Users don’t care if server availability is 99.999 per cent, 99.99 per cent or 95 per cent. Nor do they care about response time. They care whether their applications work when they want them.
Recognizing that, the Regional Municipality of Niagara has evolved its service level agreements in recent
years to focus on the availability of applications, not statistics about hardware availability. And that’s the priority in managing the municipality’s infrastructure, says Bob Diakow, director of information systems.
“”It’s really from the perspective of the user and meeting commitments to them,”” he says.
The goal is to monitor application performance and availability, which is what users see, and when something goes wrong find the underlying cause and fix it as quickly as possible — or better yet, see the problem coming before users do.
“”If we’re doing our management work correctly,”” says Bill Dupley, business solutions manager at Hewlett-Packard (Canada) Ltd. in Mississauga, Ont., “”then you, as a user on the screen, should never see a deterioration in performance.””
It’s not always easy. In today’s increasingly complex information systems environments, “”it could be any of a number of pieces that could be affecting the availability of the thing that the user needs to get their work done,”” Diakow says. Hardware, software, local-area and wide-area networks, Internet access — the problem could be in many places.
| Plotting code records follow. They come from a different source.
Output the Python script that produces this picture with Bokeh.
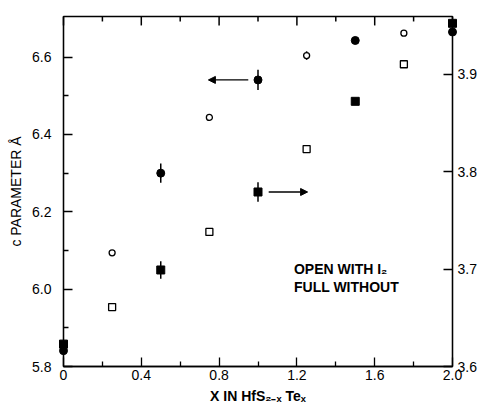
from bokeh.plotting import figure
from bokeh.models import (ColumnDataSource, Range1d, LinearAxis, FixedTicker,
                          Arrow, NormalHead, Label, PrintfTickFormatter)
from bokeh.core.properties import value
from bokeh.embed import file_html
from bokeh.resources import INLINE

# ---- data ----
# c parameter (left axis, circles)
c_full_x = [0.0, 0.5, 1.0, 1.5, 2.0]
c_full_y = [5.841, 6.300, 6.541, 6.643, 6.665]
c_full_err = [0.0, 0.025, 0.026, 0.0, 0.0]
c_open_x = [0.25, 0.75, 1.25, 1.75]
c_open_y = [6.094, 6.444, 6.604, 6.662]
c_open_err = [0.0, 0.0, 0.011, 0.0]
# a parameter (right axis, squares)
a_full_x = [0.0, 0.5, 1.0, 1.5, 2.0]
a_full_y = [3.623, 3.699, 3.779, 3.872, 3.952]
a_full_err = [0.0, 0.009, 0.010, 0.0, 0.0]
a_open_x = [0.25, 0.75, 1.25, 1.75]
a_open_y = [3.661, 3.738, 3.823, 3.910]
a_open_err = [0.0, 0.004, 0.004, 0.0]

x_ticks = [0.0, 0.4, 0.8, 1.2, 1.6, 2.0]
x_minor = [0.2, 0.6, 1.0, 1.4, 1.8]
c_ticks = [5.8, 6.0, 6.2, 6.4, 6.6]
c_minor = [5.9, 6.1, 6.3, 6.5]
a_ticks = [3.6, 3.7, 3.8, 3.9]

# arrows: (x_start, x_end, y)
arrow_c = [0.95, 0.745, 6.541]
arrow_a = [1.055, 1.255, 3.779]

note_lines = ["OPEN WITH I\u2082", "FULL WITHOUT"]
note_x = [1.185, 1.185]
note_y = [6.051, 6.005]

C_MIN, C_MAX = 5.8, 6.705
A_MIN, A_MAX = 3.6, 3.959

FONT = "'Liberation Sans', Arial, sans-serif"
W, H = 496, 406
B_LEFT, B_RIGHT, B_TOP, B_BOTTOM = 63, 44, 16, 38
FRAME_H = H - B_TOP - B_BOTTOM

p = figure(width=W, height=H, output_backend="svg", toolbar_location=None,
           x_range=Range1d(0.0, 2.0), y_range=Range1d(C_MIN, C_MAX),
           min_border_left=B_LEFT, min_border_right=B_RIGHT, min_border_top=B_TOP,
           min_border_bottom=B_BOTTOM, background_fill_color="white",
           border_fill_color="white")
p.extra_y_ranges = {"a": Range1d(A_MIN, A_MAX)}
p.grid.visible = False
p.outline_line_color = "black"
p.outline_line_width = 1.3


def style_axis(ax, size="14px"):
    ax.axis_line_color = "black"
    ax.axis_line_width = 1.3
    ax.major_tick_line_color = "black"
    ax.minor_tick_line_color = "black"
    ax.major_tick_line_width = 1.3
    ax.minor_tick_line_width = 1.3
    ax.major_tick_in = 9
    ax.major_tick_out = 0
    ax.minor_tick_in = 5
    ax.minor_tick_out = 0
    ax.major_label_text_font = FONT
    ax.major_label_text_font_size = size
    ax.major_label_text_color = "black"
    ax.axis_label_text_font = FONT
    ax.axis_label_text_color = "black"


xa = p.xaxis[0]
xa.ticker = FixedTicker(ticks=x_ticks, minor_ticks=x_minor)
xa.formatter = PrintfTickFormatter(format="%.1f")
xa.major_label_overrides = {0: "0"}
style_axis(xa)
xa.major_label_standoff = 3
xa.axis_label = "X IN HfS\u2082\u208b\u2093 Te\u2093"
xa.axis_label_text_font_size = "14px"
xa.axis_label_text_font_style = "bold"
xa.axis_label_standoff = 5

ya = p.yaxis[0]
ya.ticker = FixedTicker(ticks=c_ticks, minor_ticks=c_minor)
ya.formatter = PrintfTickFormatter(format="%.1f")
style_axis(ya)
ya.major_label_standoff = 12
ya.axis_label = "c PARAMETER \u00c5"
ya.axis_label_text_font_size = "14px"
ya.axis_label_text_font_style = "normal"
ya.axis_label_standoff = 5

ra = LinearAxis(y_range_name="a", ticker=FixedTicker(ticks=a_ticks, minor_ticks=[]),
                formatter=PrintfTickFormatter(format="%.1f"))
style_axis(ra)
ra.major_label_standoff = 5
p.add_layout(ra, "right")

# top-edge inward ticks (9 px major, 5 px minor) at the same x ticks
per_px = (C_MAX - C_MIN) / FRAME_H
r = p.segment(x0=x_ticks, x1=x_ticks, y0=[C_MAX] * len(x_ticks),
              y1=[C_MAX - 9 * per_px] * len(x_ticks), line_color="black", line_width=1.5)
r.level = "overlay"
r = p.segment(x0=x_minor, x1=x_minor, y0=[C_MAX] * len(x_minor),
              y1=[C_MAX - 5 * per_px] * len(x_minor), line_color="black", line_width=1.5)
r.level = "overlay"

# right axis title, reading bottom-to-top
p.add_layout(Label(x=2.0, y=6.17, x_offset=37, text="a PARAMETER \u00c5",
                   angle=90, angle_units="deg", text_align="center",
                   text_baseline="middle", text_font=FONT,
                   text_font_size="14px", text_color="black"))

# ---- error bars ----
def err_source(xs, ys, es):
    xx, y0, y1 = [], [], []
    for x, y, e in zip(xs, ys, es):
        if e > 0:
            xx.append(x); y0.append(y - e); y1.append(y + e)
    return ColumnDataSource(dict(x=xx, y0=y0, y1=y1))

for xs, ys, es, rng in [(c_full_x, c_full_y, c_full_err, "default"),
                        (c_open_x, c_open_y, c_open_err, "default"),
                        (a_full_x, a_full_y, a_full_err, "a"),
                        (a_open_x, a_open_y, a_open_err, "a")]:
    r = p.segment(x0="x", x1="x", y0="y0", y1="y1", source=err_source(xs, ys, es),
                  line_color="black", line_width=1.5, y_range_name=rng)
    r.level = "overlay"

# ---- markers ----
r = p.scatter(a_full_x, a_full_y, marker="square", size=8, fill_color="black",
              line_color="black", y_range_name="a")
r.level = "overlay"
r = p.scatter(a_open_x, a_open_y, marker="square", size=7, fill_color="white",
              line_color="black", line_width=1.3, y_range_name="a")
r.level = "overlay"
r = p.scatter(c_full_x, c_full_y, marker="circle", size=8, fill_color="black",
              line_color="black")
r.level = "overlay"
r = p.scatter(c_open_x, c_open_y, marker="circle", size=6, fill_color="white",
              line_color="black", line_width=1.3)
r.level = "overlay"

# ---- arrows ----
p.add_layout(Arrow(end=NormalHead(size=7, fill_color="black", line_color="black"),
                   x_start=arrow_c[0], x_end=arrow_c[1], y_start=arrow_c[2], y_end=arrow_c[2],
                   line_color="black", line_width=1.3))
p.add_layout(Arrow(end=NormalHead(size=7, fill_color="black", line_color="black"),
                   x_start=arrow_a[0], x_end=arrow_a[1], y_start=arrow_a[2], y_end=arrow_a[2],
                   line_color="black", line_width=1.3, y_range_name="a"))

# ---- note ----
p.text(x=note_x, y=note_y, text=note_lines, text_font=value(FONT),
       text_font_size="14px", text_font_style="bold", text_color="black",
       text_align="left", text_baseline="middle")

open("out.html", "w").write(file_html(p, INLINE))
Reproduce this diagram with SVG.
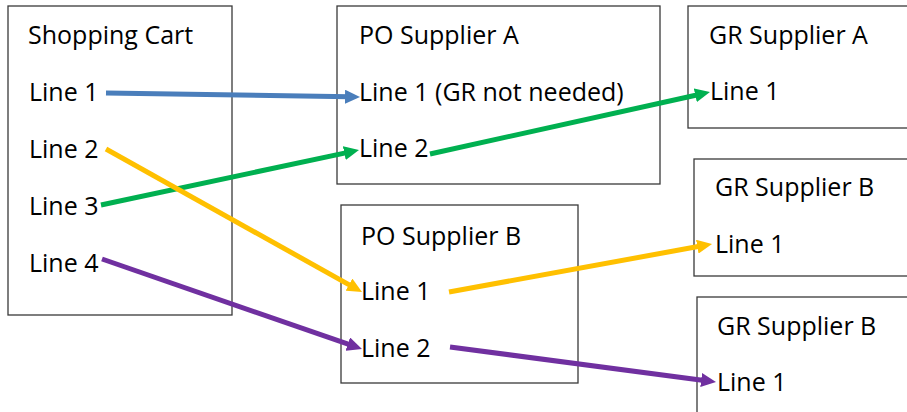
<svg xmlns="http://www.w3.org/2000/svg" width="907" height="412" viewBox="0 0 907 412">
  <style>
    .box { fill: #ffffff; stroke: #3a3a3a; stroke-width: 1.3; }
    .lbl { font-family: "Open Sans", "Liberation Sans", sans-serif; font-size: 25px; fill: #000000; }
    .con { fill: none; stroke-width: 5; stroke-linecap: butt; }
    .blue { stroke: #4a7ebb; }
    .green { stroke: #00b050; }
    .yellow { stroke: #ffc000; }
    .purple { stroke: #7030a0; }
  </style>
  <defs>
    <marker id="ah-blue" markerUnits="userSpaceOnUse" markerWidth="16" markerHeight="14" refX="5" refY="7" orient="auto">
      <path d="M0,0 L15,7 L0,14 Z" fill="#4a7ebb"/>
    </marker>
    <marker id="ah-green" markerUnits="userSpaceOnUse" markerWidth="16" markerHeight="14" refX="5" refY="7" orient="auto">
      <path d="M0,0 L15,7 L0,14 Z" fill="#00b050"/>
    </marker>
    <marker id="ah-yellow" markerUnits="userSpaceOnUse" markerWidth="16" markerHeight="14" refX="5" refY="7" orient="auto">
      <path d="M0,0 L15,7 L0,14 Z" fill="#ffc000"/>
    </marker>
    <marker id="ah-purple" markerUnits="userSpaceOnUse" markerWidth="16" markerHeight="14" refX="5" refY="7" orient="auto">
      <path d="M0,0 L15,7 L0,14 Z" fill="#7030a0"/>
    </marker>
  </defs>

  <rect width="907" height="412" fill="#ffffff"/>

  <g id="shopping-cart">
    <rect class="box" x="8" y="6" width="224" height="309"/>
    <text class="lbl" x="28" y="44">Shopping Cart</text>
    <text class="lbl" x="29" y="101">Line 1</text>
    <text class="lbl" x="29" y="158">Line 2</text>
    <text class="lbl" x="29" y="215">Line 3</text>
    <text class="lbl" x="29" y="272">Line 4</text>
  </g>

  <g id="po-supplier-a">
    <rect class="box" x="337" y="6" width="323" height="178"/>
    <text class="lbl" x="359" y="44">PO Supplier A</text>
    <text class="lbl" x="359" y="101">Line 1 (GR not needed)</text>
    <text class="lbl" x="359" y="157">Line 2</text>
  </g>

  <g id="po-supplier-b">
    <rect class="box" x="341" y="205" width="237" height="178"/>
    <text class="lbl" x="361" y="245">PO Supplier B</text>
    <text class="lbl" x="361" y="300">Line 1</text>
    <text class="lbl" x="361" y="357">Line 2</text>
  </g>

  <g id="gr-supplier-a">
    <rect class="box" x="688" y="6" width="230" height="122"/>
    <text class="lbl" x="709" y="44">GR Supplier A</text>
    <text class="lbl" x="710" y="100">Line 1</text>
  </g>

  <g id="gr-supplier-b-1">
    <rect class="box" x="694" y="159" width="224" height="117"/>
    <text class="lbl" x="715" y="196">GR Supplier B</text>
    <text class="lbl" x="715" y="253">Line 1</text>
  </g>

  <g id="gr-supplier-b-2">
    <rect class="box" x="697" y="297" width="221" height="130"/>
    <text class="lbl" x="717" y="335">GR Supplier B</text>
    <text class="lbl" x="717" y="391">Line 1</text>
  </g>

  <g id="connectors">
    <line class="con blue" x1="106" y1="93" x2="350" y2="96.8" marker-end="url(#ah-blue)"/>
    <line class="con green" x1="101" y1="205" x2="349.2" y2="152.1" marker-end="url(#ah-green)"/>
    <line class="con green" x1="430" y1="154" x2="700.2" y2="94.2" marker-end="url(#ah-green)"/>
    <line class="con yellow" x1="106" y1="149" x2="353.3" y2="287.1" marker-end="url(#ah-yellow)"/>
    <line class="con yellow" x1="449" y1="292" x2="702.2" y2="245.8" marker-end="url(#ah-yellow)"/>
    <line class="con purple" x1="102" y1="259" x2="352.5" y2="345.7" marker-end="url(#ah-purple)"/>
    <line class="con purple" x1="450" y1="347" x2="706.1" y2="380.7" marker-end="url(#ah-purple)"/>
  </g>
</svg>
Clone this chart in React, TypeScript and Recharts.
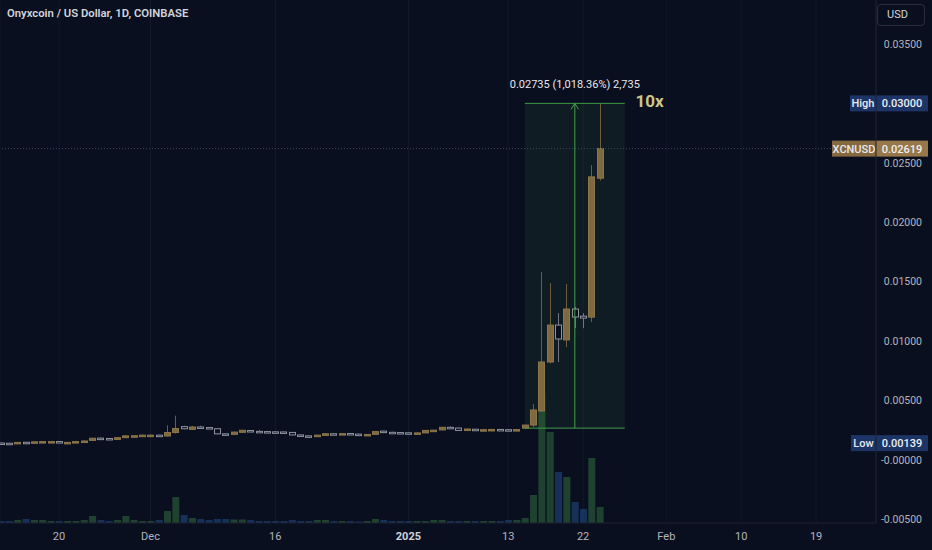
import React from "react";
import {
  ComposedChart,
  Bar,
  Cell,
  XAxis,
  YAxis,
  CartesianGrid,
  ReferenceLine,
  ReferenceArea,
  ReferenceDot,
} from "recharts";

// daily candles, index 0 = 2024-11-13 ... index 72 = 2025-01-24
const opens = [
  0.0014, 0.00138, 0.00133, 0.00146, 0.00143, 0.0015, 0.00152, 0.00152, 0.00144, 0.00145,
  0.00152, 0.00162, 0.00181, 0.00178, 0.0017, 0.00185, 0.002, 0.00201, 0.00206, 0.00206,
  0.00199, 0.00228, 0.00278, 0.00255, 0.00275, 0.0027, 0.0026, 0.00217, 0.00213, 0.0023,
  0.00245, 0.00238, 0.00236, 0.00234, 0.00233, 0.00229, 0.00208, 0.002, 0.00198, 0.00204,
  0.00218, 0.00216, 0.0022, 0.00215, 0.00202, 0.00213, 0.0024, 0.0023, 0.00228, 0.00226,
  0.00224, 0.00225, 0.00246, 0.0025, 0.00272, 0.00266, 0.00245, 0.00256, 0.0025, 0.00248,
  0.00254, 0.00252, 0.0025, 0.00265, 0.00291, 0.0041, 0.00822, 0.01133, 0.01008, 0.01268,
  0.01208, 0.012, 0.0237,
];
const closes = [
  0.00138, 0.00131, 0.00145, 0.00143, 0.0015, 0.00152, 0.00152, 0.00144, 0.00145, 0.00152,
  0.00157, 0.0018, 0.00178, 0.0017, 0.00185, 0.002, 0.00201, 0.00206, 0.00206, 0.00204,
  0.00228, 0.00262, 0.0026, 0.00275, 0.0027, 0.00262, 0.00217, 0.00215, 0.00232, 0.00247,
  0.00238, 0.00236, 0.00234, 0.00232, 0.0023, 0.00208, 0.002, 0.00198, 0.00206, 0.00218,
  0.00216, 0.00219, 0.00215, 0.00206, 0.00212, 0.00236, 0.0023, 0.00228, 0.00226, 0.00224,
  0.00225, 0.00246, 0.00248, 0.00272, 0.0027, 0.00246, 0.00258, 0.0025, 0.00252, 0.00254,
  0.00252, 0.0025, 0.00253, 0.00291, 0.00418, 0.00822, 0.01133, 0.01016, 0.01268, 0.01201,
  0.01192, 0.02381, 0.02619,
];
const highs = [
  0.00145, 0.0014, 0.00148, 0.00149, 0.00152, 0.00156, 0.00155, 0.00154, 0.00148, 0.00155,
  0.0016, 0.00184, 0.00186, 0.0018, 0.00188, 0.00204, 0.00206, 0.0021, 0.00212, 0.00209,
  0.00289, 0.0037, 0.00285, 0.00282, 0.00285, 0.00274, 0.00265, 0.0022, 0.00235, 0.0025,
  0.00249, 0.00248, 0.0024, 0.00238, 0.00236, 0.00232, 0.0021, 0.00203, 0.00209, 0.00222,
  0.00221, 0.00222, 0.00224, 0.00218, 0.00215, 0.00239, 0.00243, 0.00234, 0.00231, 0.00229,
  0.00229, 0.00249, 0.00252, 0.00275, 0.0028, 0.00268, 0.0026, 0.00259, 0.00256, 0.00257,
  0.00258, 0.00255, 0.00257, 0.00294, 0.00467, 0.01579, 0.01487, 0.01234, 0.01478, 0.01285,
  0.01234, 0.0248, 0.03,
];
const lows = [
  0.00136, 0.00129, 0.00131, 0.00139, 0.00141, 0.00148, 0.00149, 0.00142, 0.00142, 0.00143,
  0.0015, 0.0016, 0.00174, 0.00166, 0.00168, 0.00183, 0.00196, 0.00199, 0.00203, 0.00202,
  0.00195, 0.0022, 0.00255, 0.0025, 0.00266, 0.00258, 0.00214, 0.00211, 0.0021, 0.00227,
  0.00235, 0.00233, 0.00231, 0.00229, 0.00227, 0.00205, 0.00196, 0.0019, 0.00196, 0.00201,
  0.00213, 0.00213, 0.00212, 0.00203, 0.002, 0.0021, 0.00226, 0.00225, 0.00223, 0.00221,
  0.00221, 0.00223, 0.00243, 0.00248, 0.00266, 0.00243, 0.00242, 0.00247, 0.00247, 0.00245,
  0.0025, 0.00247, 0.00248, 0.00262, 0.00275, 0.004, 0.0081, 0.00822, 0.00947, 0.01107,
  0.01107, 0.01158, 0.0235,
];
const volumes = [
  2, 2, 3, 4, 3, 3, 2, 2, 2, 2, 3, 7, 3, 2, 3, 7, 3, 2, 2, 3,
  12, 26, 8, 5, 4, 3, 4, 4, 3.5, 3.5, 3, 2, 2, 2, 2, 3, 2, 2, 3, 3,
  2, 2, 2, 1.5, 2, 4, 3, 2, 2, 2, 2, 2, 3, 3, 2, 2, 2, 2, 2, 2,
  2, 3, 3, 5, 28, 130, 91, 51, 46, 21, 14, 65, 16,
];

const tickDays = [7, 18, 33, 49, 61, 70, 80, 89, 98];
const tickLabels = ["20", "Dec", "16", "2025", "13", "22", "Feb", "10", "19"];
const priceTicks = [-0.005, 0, 0.005, 0.01, 0.015, 0.02, 0.025, 0.03, 0.035];

const measureFrom = 63;
const measureTo = 75;
const measureMid = 69;
const measureLow = 0.00265;
const rangeHigh = 0.03;
const rangeLow = 0.00139;
const lastPrice = 0.02619;

const candles = opens.map((o, i) => ({
  i,
  open: o,
  high: highs[i],
  low: lows[i],
  close: closes[i],
  vol: volumes[i],
}));

const BG = "#0a0f1f";
const TEXT = "#b2b5be";
const FONT = "Roboto, 'Noto Sans', sans-serif";

function Candle(props: any) {
  const { x, y, width, height, payload } = props;
  if (x == null || y == null || !payload) return null;
  const { open, close, high, low } = payload;
  const top = Math.min(y, y + height);
  const bottom = Math.max(y, y + height);
  const span = high - low || 1e-9;
  const toY = (p: number) => top + ((high - p) / span) * (bottom - top);
  const up = close >= open;
  const cx = Math.round(x + width / 2) + 0.5;
  const bTop = toY(Math.max(open, close));
  const bh = Math.max(1.5, toY(Math.min(open, close)) - bTop);
  return (
    <g>
      <line x1={cx} x2={cx} y1={top} y2={bottom} stroke={up ? "#6e5e3d" : "#70747f"} strokeWidth={1} />
      <rect
        x={cx - width / 2}
        y={bTop}
        width={width}
        height={bh}
        fill={up ? "#7e6940" : BG}
        stroke={up ? "#8c7549" : "#8f939d"}
        strokeWidth={1}
      />
    </g>
  );
}

function PriceTick(props: any) {
  const { y, payload } = props;
  const v = payload.value;
  if (Math.abs(v - rangeHigh) < 1e-9) return null;
  const label = v <= 0 ? "-" + Math.abs(v).toFixed(5) : v.toFixed(5);
  return (
    <text x={922} y={y + 4} textAnchor="end" fill={TEXT} fontSize={10.5} fontFamily={FONT}>
      {label}
    </text>
  );
}

function TimeTick(props: any) {
  const { x, payload } = props;
  const idx = tickDays.indexOf(payload.value);
  const label = tickLabels[idx];
  const bold = label === "2025";
  return (
    <text
      x={x}
      y={540}
      textAnchor="middle"
      fill={bold ? "#d1d4dc" : TEXT}
      fontSize={11}
      fontFamily={FONT}
      fontWeight={bold ? 700 : 400}
    >
      {label}
    </text>
  );
}

function sideLabel(name: string, value: string, leftX: number, nameBg: string, valBg: string) {
  return (p: any) => {
    const y = p.viewBox.y;
    return (
      <g fontFamily={FONT} fontSize={11} fontWeight={500}>
        <rect x={leftX} y={y - 8} width={876 - leftX} height={16} fill={nameBg} />
        <rect x={876} y={y - 8} width={52} height={16} fill={valBg} />
        <text x={(leftX + 876) / 2} y={y + 4} textAnchor="middle" fill="#e8e9ee">
          {name}
        </text>
        <text x={902} y={y + 4} textAnchor="middle" fill="#eef0f4">
          {value}
        </text>
      </g>
    );
  };
}

export default function App() {
  return (
    <div style={{ position: "relative", width: 932, height: 550, background: BG, fontFamily: FONT }}>
      <style>{"body{margin:0;background:" + BG + "}"}</style>
      <ComposedChart width={932} height={550} data={candles} margin={{ top: 0, right: 0, bottom: 0, left: 0 }}>
        <CartesianGrid xAxisId="x" yAxisId="price" horizontal={false} stroke="#131929" />
        <XAxis
          xAxisId="x"
          dataKey="i"
          type="number"
          domain={[-0.09, 105.2]}
          allowDataOverflow
          ticks={tickDays}
          interval={0}
          height={27}
          tickLine={false}
          axisLine={{ stroke: "#1c2131" }}
          tick={<TimeTick />}
        />
        <XAxis xAxisId="xv" dataKey="i" type="number" domain={[-0.09, 105.2]} allowDataOverflow hide />
        <YAxis
          yAxisId="price"
          orientation="right"
          width={56}
          domain={[-0.005337, 0.038705]}
          allowDataOverflow
          ticks={priceTicks}
          interval={0}
          tickLine={false}
          axisLine={{ stroke: "#1c2131" }}
          tick={<PriceTick />}
        />
        <YAxis yAxisId="vol" hide domain={[0, 523]} allowDataOverflow />
        <ReferenceArea
          xAxisId="x"
          yAxisId="price"
          x1={measureFrom}
          x2={measureTo}
          y1={measureLow}
          y2={rangeHigh}
          fill="rgba(76,175,80,0.17)"
          stroke="none"
        />
        <Bar xAxisId="xv" yAxisId="vol" dataKey="vol" barSize={7} isAnimationActive={false}>
          {candles.map((d) => (
            <Cell key={d.i} fill={d.close >= d.open ? "rgba(76,175,80,0.32)" : "rgba(41,98,170,0.42)"} />
          ))}
        </Bar>
        <Bar
          xAxisId="x"
          yAxisId="price"
          dataKey={(d: any) => [d.low, d.high]}
          barSize={6}
          shape={<Candle />}
          isAnimationActive={false}
        />
        <ReferenceLine
          xAxisId="x"
          yAxisId="price"
          y={lastPrice}
          stroke="#40465a"
          strokeDasharray="1 2"
          label={sideLabel("XCNUSD", "0.02619", 832, "#86693f", "#98784a")}
        />
        <ReferenceLine
          xAxisId="x"
          yAxisId="price"
          y={rangeHigh}
          stroke="none"
          label={sideLabel("High", "0.03000", 850, "#1d3566", "#1d3566")}
        />
        <ReferenceLine
          xAxisId="x"
          yAxisId="price"
          y={rangeLow}
          stroke="none"
          label={sideLabel("Low", "0.00139", 851, "#1d3566", "#1d3566")}
        />
        <ReferenceLine
          xAxisId="x"
          yAxisId="price"
          segment={[{ x: measureFrom, y: rangeHigh }, { x: measureTo, y: rangeHigh }]}
          stroke="#3f9a47"
        />
        <ReferenceLine
          xAxisId="x"
          yAxisId="price"
          segment={[{ x: measureFrom, y: measureLow }, { x: measureTo, y: measureLow }]}
          stroke="#3f9a47"
        />
        <ReferenceLine
          xAxisId="x"
          yAxisId="price"
          segment={[{ x: measureMid, y: measureLow }, { x: measureMid, y: rangeHigh }]}
          stroke="#43a047"
        />
        <ReferenceLine
          xAxisId="x"
          yAxisId="price"
          segment={[{ x: measureMid - 0.45, y: rangeHigh - 0.0005 }, { x: measureMid, y: rangeHigh }]}
          stroke="#43a047"
        />
        <ReferenceLine
          xAxisId="x"
          yAxisId="price"
          segment={[{ x: measureMid + 0.45, y: rangeHigh - 0.0005 }, { x: measureMid, y: rangeHigh }]}
          stroke="#43a047"
        />
        <ReferenceDot
          xAxisId="x"
          yAxisId="price"
          x={measureMid}
          y={rangeHigh}
          r={0}
          fill="none"
          stroke="none"
          label={{
            value: "0.02735 (1,018.36%) 2,735",
            position: "top",
            offset: 15,
            fill: "#e6e8ee",
            fontSize: 11,
            fontFamily: FONT,
          }}
        />
        <ReferenceDot
          xAxisId="x"
          yAxisId="price"
          x={78}
          y={0.0302}
          r={0}
          fill="none"
          stroke="none"
          label={{ value: "10x", position: "center", fill: "#cfc58a", fontSize: 17, fontWeight: 700, fontFamily: FONT }}
        />
      </ComposedChart>
      <div
        style={{
          position: "absolute",
          left: 7,
          top: 7,
          color: "#d1d4dc",
          fontSize: 11.3,
          fontWeight: 600,
          whiteSpace: "nowrap",
        }}
      >
        Onyxcoin / US Dollar, 1D, COINBASE
      </div>
      <div
        style={{
          position: "absolute",
          left: 877,
          top: 4,
          width: 48,
          height: 22,
          border: "1px solid #2a2e3c",
          borderRadius: 4,
          boxSizing: "border-box",
          color: "#d1d4dc",
          fontSize: 11,
          lineHeight: "20px",
          paddingLeft: 9,
        }}
      >
        USD
      </div>
    </div>
  );
}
What IT organizations need is to see the whole picture in one place and identify the root causes of problems quickly. “”That’s I think the promise of some of the larger integrated packages,”” Diakow says. “”So far I think that’s more promise than reality.””
Niagara has assorted systems, network and storage management tools, including some components of Computer Associates International Inc.’s Unicenter, Ipswitch Inc.’s What’s Up Gold network monitoring package and some other standalone tools.
“”From the investigation we’ve done so far,”” Diakow says, “”the ability to get one product that does it all takes a great deal of time, money and resources.”” And while it’s possible to get best-of-breed packages to work together, “”you do have to do some programming or some scripting to make that happen, so you have to look at it and say is it worth it to me?”” he says. “”In most cases, you live with it the way it is.””
MOM’s the word
Alliance Atlantis Communications Inc. has servers and networks spread across multiple continents, the majority running Windows 2000 or 2003, with a few Unix boxes and IBM AS/400s. The Toronto-based entertainment company recently moved to Microsoft Corp.’s Microsoft Operations Manager (MOM) to monitor all servers except the AS/400s, says John Kemp, director of computer operations and infrastructure. Operators still monitor the AS/400s locally using internal monitoring tools. Kemp hopes to tie them in with MOM next year.
MOM’s global monitoring capabilities help the centrally located IT department keep track of distributed systems, but it is not the whole answer, Kemp says. Data from MOM and other tools must be combined to support service level management and other tasks. Alliance Atlantis hopes soon to pull together more functions such as help desk and configuration management so IT staff will be able to see a more complete picture in one place.
The Halton District School Board in Burlington, Ont., moved to Unicenter in search of a more unified view of its IT infrastructure, says Fernando Pinho, network operations and telecommunications manager. The board also has Service Desk, a former IBM product that was sold to Peregrine Systems Inc. in 2000. Ultimately, Pinho says, the goal is to get to a single management console.
Vendors of infrastructure management tools say they understand the need, and in fact have addressed many integration needs and are focusing on requirements most IT managers aren’t even thinking about yet.
Bob Madey, vice-president of strategic and market management at IBM Corp.’s Tivoli software unit, says it’s not that the integration of infrastructure management tools is increasing, but that the type of integration is changing. Integration has existed for some time, Madey says, in that alerts from various monitoring agents are brought together at a single monitoring console where they can be correlated and the root cause extracted.
The trouble is, he says, that this “”bottoms-up”” approach doesn’t work as well in a more distributed computing environment.
A monitor drill-down
In the past, Madey says, an application usually ran on one machine, and “”if you kept the (hardware) up and running, chances are the application was up and running.”” Today, applications may be spread across a lot of infrastructure. You can’t monitor this type of application effectively in the old way, Madey says. Instead, you either take an outside-in approach, in which you follow real or simulated transactions through the system, or an inside-out approach, in which a monitor right on the application server watches everything going in and out. Or you do both, though Madey says that may consume too many resources.
Having identified a problem with an application and traced it to a particular resource, though, it still may be necessary to dig down into the infrastructure to find out exactly what’s wrong with that device. This, Madey says, is where tools for monitoring what users see must work with tools for analysing what happens inside the boxes.
And it’s also where different parts of the IT organization need to work together better. Dupley calls it a major challenge in IT governance.
Traditionally, he says, purchase decisions about systems management tools have been made low in the IT organization. Specialists in various areas chose the tools they needed to do their jobs. But now, there’s a growing need for an overall infrastructure management architecture. “”You’ve moved from just giving me some data to building a process control system,”” Dupley says. “”To do what we’re talking about you have to actually have a system management architecture.””
Practice best standards
One effort in this direction is the Information Technology Infrastructure Library (ITIL), a set of standards for IT service delivery developed by the British government’s Central Computer and Telecommunications Agency. Alliance Atlantis is in the process of implementing ITIL. Kemp says that when he joined the company in April, he found its IT processes needed improving, and felt a best practices standard such as ITIL would help.
The challenges are not all technical, though. An overall infrastructure management architecture removes decisions from individual IT people.
“”You’re taking authority and autonomy away from all these people that used to just choose their own tools, and they don’t go quietly into the night,”” Dupley says..